Counteroffer: A response to an offer that includes modified terms or conditions, creating a new negotiation point.

CREA (The Canadian Real Estate Association): A national organization representing real estate brokers, agents, and salespeople in Canada. Established in 1943, CREA serves as the voice for real estate professionals across the country and advocates for their interests at the federal level. CREA provides various services and resources to its members, including access to market statistics, professional development opportunities, and a comprehensive Multiple Listing Service® (MLS®) system called, which is widely used by buyers and sellers to search for properties. Additionally, CREA develops and upholds a Code of Ethics and Standards of Business Practice, ensuring high professional standards and ethical conduct within the real estate industry.

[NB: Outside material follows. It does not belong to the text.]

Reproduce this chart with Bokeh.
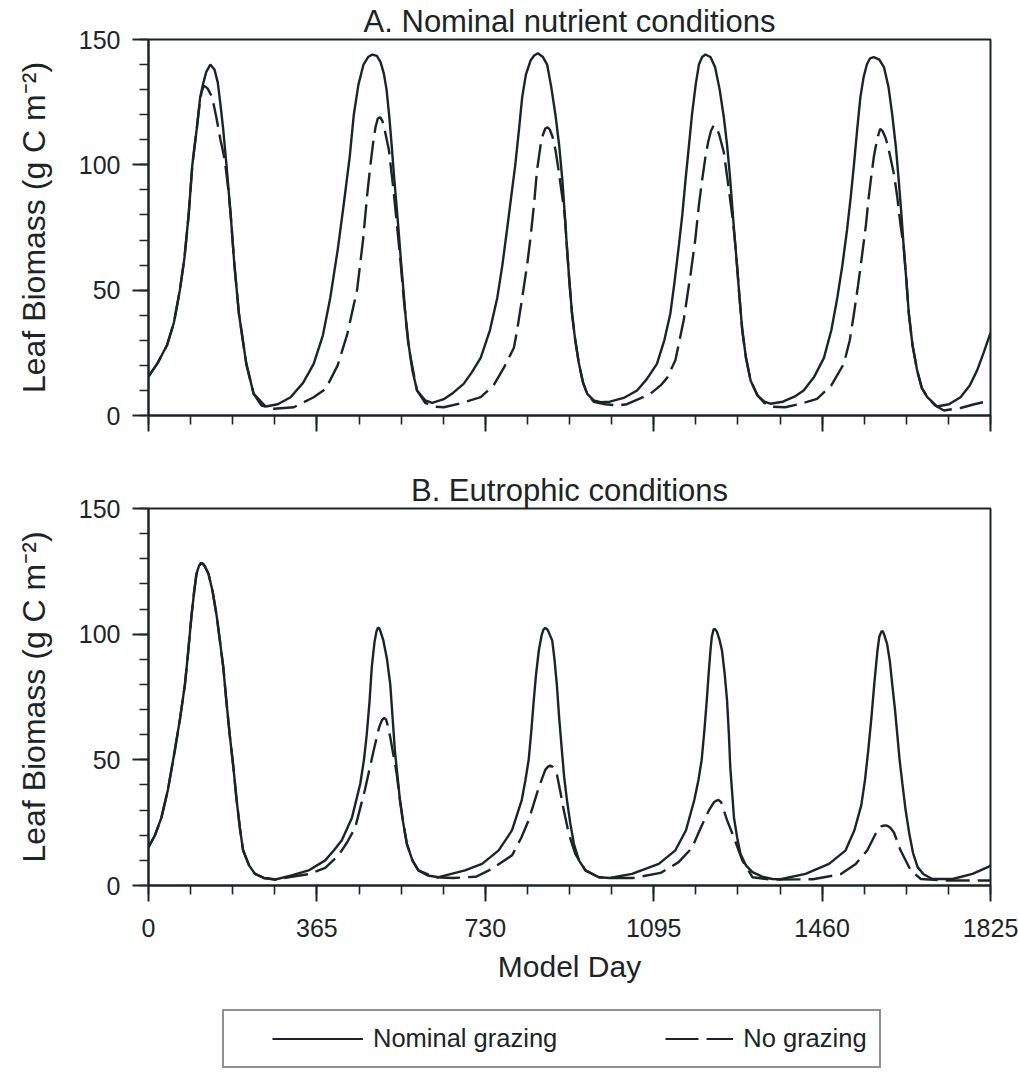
from bokeh.plotting import figure
from bokeh.models import Range1d, FixedTicker, Legend, LegendItem
from bokeh.layouts import column
from bokeh.embed import file_html
from bokeh.resources import INLINE

# ---------------- data ----------------
x_ticks = [0, 365, 730, 1095, 1460, 1825]
y_ticks = [0, 50, 100, 150]

a_solid_day = [0, 20, 40, 55, 68, 78, 87, 95, 105, 112, 118, 125, 134, 143, 150, 156, 162, 169, 178, 186, 196, 212,
               228, 254, 280, 308, 335, 358, 378, 394, 410, 423, 436, 445, 455, 466, 476, 485, 495, 503, 510, 516, 522,
               527, 532, 537, 542, 547, 553, 558, 564, 572, 582, 600, 615, 640, 660, 683, 700, 720, 740, 756, 767, 777,
               786, 795, 803, 810, 818, 828, 836, 844, 855, 864, 873, 882, 890, 897, 902, 907, 912, 918, 925, 933, 942,
               951, 965, 980, 1000, 1030, 1059, 1080, 1102, 1118, 1131, 1140, 1149, 1157, 1164, 1171, 1178, 1186, 1193,
               1200, 1207, 1218, 1228, 1238, 1247, 1254, 1260, 1265, 1270, 1276, 1281, 1287, 1295, 1305, 1320, 1335,
               1348, 1375, 1400, 1420, 1443, 1464, 1480, 1493, 1504, 1514, 1522, 1529, 1536, 1543, 1550, 1557, 1564,
               1572, 1584, 1594, 1604, 1612, 1620, 1626, 1632, 1637, 1643, 1648, 1656, 1666, 1676, 1688, 1709, 1735,
               1760, 1780, 1796, 1810, 1825]
a_solid_val = [15.5, 21, 28, 37, 50, 63, 80, 100, 115, 127, 132, 137, 140, 138, 133, 124, 114, 100, 80.4, 60.5, 40.6,
               20.6, 8.6, 3.6, 4.5, 7.3, 13, 20.6, 32, 47, 66, 84, 103, 120, 132, 140, 143, 144, 143.5, 141, 136.5, 130,
               119, 108, 96, 85, 74, 62, 49, 38, 28, 18, 10, 6, 5, 6.5, 9, 12.6, 17, 23, 34, 47, 60, 74, 87, 100, 114,
               127, 136, 141.6, 143.6, 144.5, 143, 140, 131, 120, 108, 94, 81, 67, 54, 40.6, 30, 20.6, 13, 8.6, 6, 5.3,
               5.5, 7, 10, 14.5, 20.6, 30, 40.6, 53, 67, 80, 94, 107, 120, 132, 140, 143, 144, 143, 139, 130, 119, 108,
               96, 84, 72, 59, 47, 34, 23, 14, 8, 5.5, 4.7, 5.5, 7.5, 10, 15.5, 23, 34, 47, 60, 74, 87, 100, 114, 127,
               135, 140, 142.5, 143, 142, 139, 131, 120, 107, 94, 80, 67, 53, 40.6, 28, 18, 11, 7.3, 3.6, 4.5, 7.3, 12,
               18, 25, 33]

a_dash_day = [0, 20, 40, 55, 68, 78, 87, 95, 105, 110, 115, 120, 128, 138, 147, 156, 163, 168, 173, 178, 186, 196, 212,
              228, 245, 272, 315, 358, 384, 410, 431, 452, 465, 474, 481, 487, 492, 497, 502, 507, 513, 521, 531, 539,
              546, 553, 564, 582, 600, 620, 640, 680, 720, 748, 770, 792, 799, 810, 821, 828, 836, 842, 850, 855, 860,
              865, 870, 876, 882, 889, 900, 903, 907, 912, 918, 925, 933, 942, 951, 965, 990, 1016, 1037, 1062, 1088,
              1110, 1124, 1142, 1160, 1175, 1185, 1193, 1200, 1207, 1213, 1219, 1225, 1231, 1237, 1247, 1258, 1265,
              1270, 1276, 1281, 1287, 1295, 1305, 1320, 1335, 1350, 1380, 1413, 1449, 1480, 1507, 1520, 1529, 1538,
              1547, 1555, 1561, 1567, 1572, 1577, 1582, 1586, 1591, 1597, 1602, 1608, 1616, 1623, 1630, 1637, 1643,
              1648, 1656, 1666, 1676, 1688, 1705, 1724, 1760, 1790, 1825]
a_dash_val = [15.5, 21, 28, 37, 50, 63, 80, 100, 115, 123, 129, 131.6, 130.5, 127, 119, 110, 104, 98, 90, 80.4, 60.5,
              40.6, 20.6, 8.6, 4, 2.7, 3.3, 7.3, 10.6, 20, 32.6, 50, 70, 88, 100, 109, 115, 118.5, 119, 117.5, 113,
              106, 90, 75, 62, 47, 27, 10, 5, 3.5, 3.3, 5, 7.3, 12, 19, 27, 34, 47, 60.5, 71, 85, 97.7, 108, 112, 114.5,
              115, 114, 111, 106, 97.7, 83, 78, 67, 54, 40.6, 30, 20.6, 13, 8.6, 5.5, 4.5, 4, 4.5, 6.5, 8.7, 12, 15, 22,
              38, 56.5, 70, 84, 94, 103, 109, 113.5, 115.7, 115, 112, 105, 90, 80, 72, 59, 47, 34, 23, 14, 8, 5, 3.5,
              3.3, 4.7, 6.6, 12, 20.6, 30, 40.6, 52, 64.5, 76, 87, 96, 103, 108, 112, 114.4, 113.5, 111, 108, 103, 96,
              87, 76, 67, 53, 40.6, 28, 18, 11, 7.3, 4, 2, 3, 4.5, 6]

b_solid_day = [0, 14, 28, 42, 57, 68, 79, 86, 93, 99, 104, 109, 114, 118, 122, 130, 139, 148, 155, 162, 169, 176, 184,
               191, 198, 205, 218, 231, 250, 275, 310, 347, 383, 402, 419, 441, 459, 467, 473, 479, 484, 490, 494, 497,
               500, 503, 509, 517, 524, 529, 534, 540, 545, 552, 560, 572, 585, 605, 629, 686, 723, 759, 788, 809, 817,
               824, 830, 835, 840, 846, 852, 856, 860, 864, 867, 875, 880, 885, 890, 896, 901, 907, 914, 922, 933, 947,
               976, 1000, 1048, 1106, 1142, 1165, 1183, 1192, 1199, 1205, 1210, 1214, 1218, 1221, 1225, 1228, 1232,
               1238, 1243, 1249, 1254, 1258, 1261, 1265, 1269, 1276, 1283, 1295, 1309, 1330, 1352, 1370, 1424, 1475,
               1511, 1530, 1545, 1553, 1560, 1567, 1573, 1580, 1584, 1589, 1592, 1595, 1601, 1607, 1612, 1618, 1623,
               1628, 1634, 1641, 1649, 1657, 1667, 1680, 1699, 1743, 1786, 1819, 1825]
b_solid_val = [15.2, 20, 27, 38, 53.7, 66, 80, 93, 107, 117, 124, 127, 128.3, 128, 127, 124, 117, 107, 97, 87, 73, 60,
               47, 34, 23, 14, 8, 4.6, 3, 2.4, 4, 6, 10, 14, 18, 27, 40.5, 50, 60, 73, 87, 97, 101, 102.5, 102.5, 101,
               97.5, 90, 80, 67, 53.7, 43, 34, 25, 16.6, 10, 6, 4, 3.3, 6, 8.6, 14, 22, 34, 42, 50, 62, 73.6, 84, 93.5,
               99.5, 101.8, 102.5, 102, 101, 97.5, 90, 80, 67, 53.7, 43, 34, 25, 16.6, 10, 6, 3.3, 3, 4.6, 8.6, 14, 22,
               34, 42, 50, 62, 73.6, 84, 93.5, 99, 102, 102, 101, 97.5, 93.5, 84, 73.6, 60, 47, 37, 27, 19, 12.6, 8,
               5.3, 3.5, 2.6, 2.5, 4.6, 8.6, 14, 22, 32, 42, 53.7, 67, 80, 93.5, 99, 101.2, 101, 99.5, 96, 89, 80, 70,
               60, 50, 40.5, 30, 20.6, 13, 7.3, 4.5, 2.6, 2.6, 4.6, 7.3, 8]

b_dash_day = [0, 14, 28, 42, 57, 68, 79, 86, 93, 99, 104, 109, 114, 118, 122, 130, 139, 148, 155, 162, 169, 176, 184,
              191, 198, 205, 218, 231, 250, 275, 310, 347, 383, 412, 430, 448, 469, 488, 500, 506, 511, 515, 518, 524,
              538, 545, 552, 560, 572, 585, 621, 660, 710, 744, 788, 808, 824, 846, 860, 866, 871, 876, 880, 885, 893,
              900, 911, 925, 947, 976, 1000, 1050, 1110, 1149, 1178, 1197, 1215, 1225, 1231, 1236, 1241, 1245, 1254,
              1269, 1287, 1309, 1352, 1440, 1500, 1533, 1558, 1576, 1588, 1593, 1598, 1603, 1608, 1616, 1630, 1652,
              1674, 1720, 1780, 1825]
b_dash_val = [15.2, 20, 27, 38, 53.7, 66, 80, 93, 107, 117, 124, 127, 128.3, 128, 127, 124, 117, 107, 97, 87, 73, 60,
              47, 34, 23, 14, 8, 4.6, 3, 2.4, 3.5, 4.5, 7, 12, 17, 23, 38, 53.7, 63, 65.8, 66.7, 66, 64, 59, 44.4, 34,
              25, 16.6, 10, 6, 3.3, 3, 3.5, 6.6, 12, 19, 26, 39, 46, 47.3, 47.7, 47.2, 46, 44.4, 37, 30, 20.6, 12.6, 6,
              3.3, 3, 3, 5, 9.3, 15, 23, 30, 33, 33.8, 34, 33.2, 31, 26, 19, 10, 3.3, 2.3, 2.5, 4.5, 8.6, 14, 20.6, 23.5,
              23.8, 23.9, 23.6, 23, 21, 14, 6, 2.6, 2, 2, 2]

panel_titles = ["A. Nominal nutrient conditions", "B. Eutrophic conditions"]
series_labels = ["Nominal grazing", "No grazing"]

# ---------------- styling ----------------
INK = "#1b2427"
FONT = "Liberation Sans"
DASH = "24 8"
LW = 2.4
W = 1018


def make_panel(title, height, top, bottom, title_offset, show_x_labels):
    p = figure(width=W, height=height, x_range=Range1d(0, 1825), y_range=Range1d(0, 150),
               output_backend="svg", toolbar_location=None,
               min_border_left=148, min_border_right=28, min_border_top=top, min_border_bottom=bottom)
    p.title.text = title
    p.title.text_font = FONT
    p.title.text_font_size = "31px"
    p.title.text_font_style = "normal"
    p.title.text_color = INK
    p.title.align = "center"
    p.title.offset = title_offset
    p.title.standoff = 2
    p.xgrid.visible = False
    p.ygrid.visible = False
    p.outline_line_color = INK
    p.outline_line_width = 2
    p.background_fill_color = "white"
    p.border_fill_color = "white"

    p.xaxis.ticker = FixedTicker(ticks=x_ticks, minor_ticks=[i * 91.25 for i in range(21)])
    p.yaxis.ticker = FixedTicker(ticks=y_ticks, minor_ticks=list(range(0, 151, 10)))
    for ax in (p.xaxis, p.yaxis):
        ax.axis_line_color = INK
        ax.axis_line_width = 2
        ax.major_tick_line_color = INK
        ax.major_tick_line_width = 2
        ax.minor_tick_line_color = INK
        ax.minor_tick_line_width = 1.6
        ax.major_tick_in = 0
        ax.major_tick_out = 16
        ax.minor_tick_in = 0
        ax.minor_tick_out = 9
        ax.major_label_text_font = FONT
        ax.major_label_text_font_size = "25px"
        ax.major_label_text_color = INK
        ax.axis_label_text_font = FONT
        ax.axis_label_text_font_style = "normal"
        ax.axis_label_text_color = INK
    p.yaxis.axis_label = "Leaf Biomass (g C m\u207b\u00b2)"
    p.yaxis.axis_label_text_font_size = "32px"
    p.yaxis.major_label_standoff = 12
    p.yaxis.axis_label_standoff = 24
    if show_x_labels:
        p.xaxis.axis_label = "Model Day"
        p.xaxis.axis_label_text_font_size = "30px"
        p.xaxis.major_label_standoff = 17
        p.xaxis.axis_label_standoff = 10
    else:
        p.xaxis.major_label_text_font_size = "0px"
        p.xaxis.major_label_standoff = 0
    return p


pA = make_panel(panel_titles[0], 460, 39, 45, 12, False)
pA.line(a_solid_day, a_solid_val, line_color=INK, line_width=LW)
pA.line(a_dash_day, a_dash_val, line_color=INK, line_width=LW, line_dash=DASH)

pB = make_panel(panel_titles[1], 540, 48, 115, 3, True)
pB.line(b_solid_day, b_solid_val, line_color=INK, line_width=LW)
pB.line(b_dash_day, b_dash_val, line_color=INK, line_width=LW, line_dash=DASH)

# legend panel (same frame as the two panels, legend box placed inside)
pL = figure(width=W, height=76, x_range=Range1d(0, 1), y_range=Range1d(0, 1),
            output_backend="svg", toolbar_location=None,
            min_border_left=148, min_border_right=28, min_border_top=0, min_border_bottom=0)
pL.axis.visible = False
pL.xgrid.visible = False
pL.ygrid.visible = False
pL.outline_line_color = None
# legend keys only: lines placed outside the visible range
r1 = pL.line(x=[0, 1], y=[-5, -5], line_color=INK, line_width=2, line_dash="0 36 91 80")
r2 = pL.line(x=[0, 1], y=[-5, -5], line_color=INK, line_width=2, line_dash="0 59 33 8 32 80")
leg = Legend(items=[LegendItem(label=series_labels[0], renderers=[r1]),
                    LegendItem(label=series_labels[1], renderers=[r2])],
             orientation="horizontal", location=(74, 8), glyph_width=127, glyph_height=31,
             label_standoff=10, spacing=49, padding=12, margin=0,
             border_line_color=INK, border_line_width=2, background_fill_color="white",
             label_text_font=FONT, label_text_font_size="25.5px", label_text_color=INK)
pL.add_layout(leg)

layout = column(pA, pB, pL, spacing=0)
open("out.html", "w").write(file_html(layout, INLINE))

Credit History: A record of an individual's borrowing and repayment activities, including loans, credit cards, and other forms of credit. It includes information such as payment history, outstanding debts, and the length of credit accounts.

Credit Score: A numerical representation of an individual's creditworthiness, based on their credit history and financial behavior.

Curable Defect: A problem or issue with a property that can be remedied or fixed. It is a defect or condition that can be resolved through repairs or renovations, typically at a reasonable cost.

Curb Appeal: The visual attractiveness of a property when viewed from the street or curb.

Custom Home: A residence that is designed and built according to the specific preferences and requirements of the homeowner. It involves collaborating with architects, builders, and designers to create a unique and personalized living space. 

Customer Relationship Management (CRM): A system or software used by real estate agents and brokers to manage their interactions with clients and prospects. A CRM may include features such as contact management, lead tracking, and marketing automation, and can help agents and brokers to streamline their business processes and improve their relationships with clients.